The Wild Boar (Sus scrofa) is fairly common.

It is remarkable that we get very few remains of Wolf, although it is not much more than 200 years since the last was killed. There is in the Sedgwick Museum one fairly complete skeleton, found a long time ago in Burwell Fen and I have recently obtained another from the same locality. There do not seem to be any obvious and constant characters by which we can distinguish a wolf from a dog, and Britain was celebrated for its large and fierce dogs. The bones of the Eskimo dogs are very wolf-like, but they are frequently crossed with wolf.

Perhaps the most interesting animal whose remains are found in the Fens is the Beaver. Why do we not find here and there a beaver dam? Perhaps it is because we have not been on the look-out for it, and the peat-cutters would not have seen anything remarkable in the occurrence of a quantity of timber anywhere in the Fens. We must suppose that the peat which often contains whole forests of trees and even canoes would have preserved the timber of the beaver dam. It is an animal too which might have contributed largely towards the formation of the Fens by holding up and diverting meandering streams. Perhaps it did not make dams down in the Fens, and the skeletons we find are those of stray individuals or of dead animals which have floated down from dams near Trumpington or Chesterford; very suitable places for them. We want more evidence about the fen beaver.

I have heard that there are beavers in the Danube which do not make dams, but among those introduced into this country in recent years the dam building instinct seems to have survived the change. The beavers on the Marquis of Bute's property in Scotland cut down trees and built dams as did the beavers in Sir Edmund Loder's park in Sussex, and even in the Zoological Gardens they recently constructed a "lodge." We have not found the beaver in the Gravels.

Part of the skull of a Walrus was brought to us a long time ago and said to have been found in the peat. But it is a very suspicious case. It does not look like a bone that had been long entombed in peat, and we are not so far from the coast as to make it improbable that it was carried there by some sailor returning home from northern seas.

Bones of Cetaceans are thrown up on the shore near Hunstanton, and Seals are still not uncommon in the Wash, so that we need not attach much importance to the occurrence in marine silt of Whale, Grampus, Porpoise, and such like.

Birds.

We have paid much attention to the birds of the Fens, partly because of the occurrence of some unexpected species, and also because of the absence, so far as our collection goes, of species of which we should expect to find large numbers.

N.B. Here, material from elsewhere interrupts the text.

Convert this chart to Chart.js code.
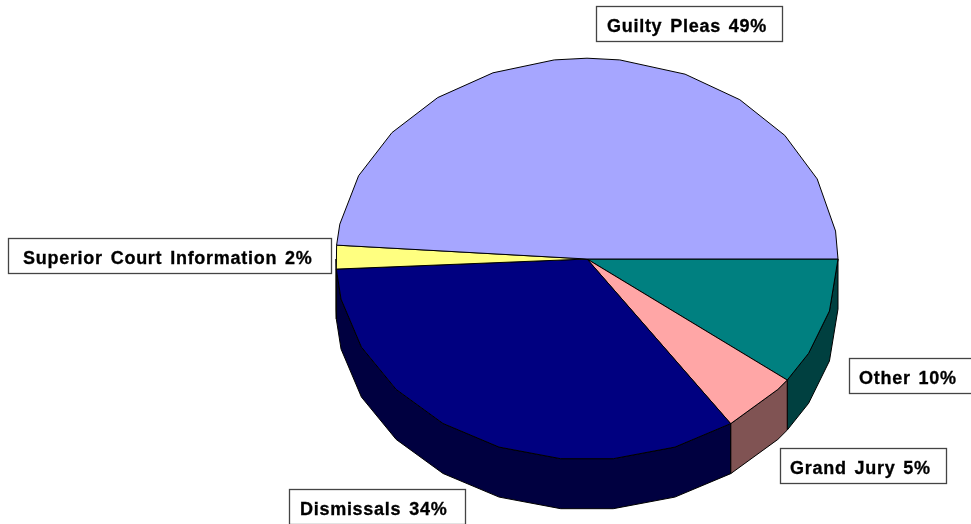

Perhaps the most interesting are the remains of Pelican (P. crispus or onocrotalus)[8]. Of this we have two bones, not associated nor in the same state of preservation. The determination we have on the authority of Alphonse Milne Edwards and Professor Alfred Newton. One of the bones is that of a bird so young that it cannot have flown over but shows that it must have been hatched or carried here.

Of the Crane (Grus cinerea) we have a great number of bones but of the common Heron not one. I have placed a recent skeleton of heron in the case to help us to look out for and determine any that may turn up. Bones of the Bittern (Botaurus or Ardea stellaris) are quite common, as are those of the Mute or tame Swan (Cygnus olor) as well as of the Hooper or wild Swan (Cygnus musicus or ferus). Goose (Anser) and Duck (Anas) are not so numerous as one might have expected. The Grey Goose (Anser ferus) and the Mallard (Anas boscas) are the most common, but other species are found, as for instance Anas grecca. We have also the Red Breasted Merganser (Mergus serrator), and the Smew (Mergus albellus), the Razor Bill (Alea tarda), the Woodcock (Scolopax rusticola), the Water Hen (Gallinula chloropus) and a few bones of a Limicoline bird, most likely a lapwing. We have found the skull, but no more, of the White-tailed or Sea Eagle (Haliaetus albicilla). The whole is a strangely small collection considering all the circumstances.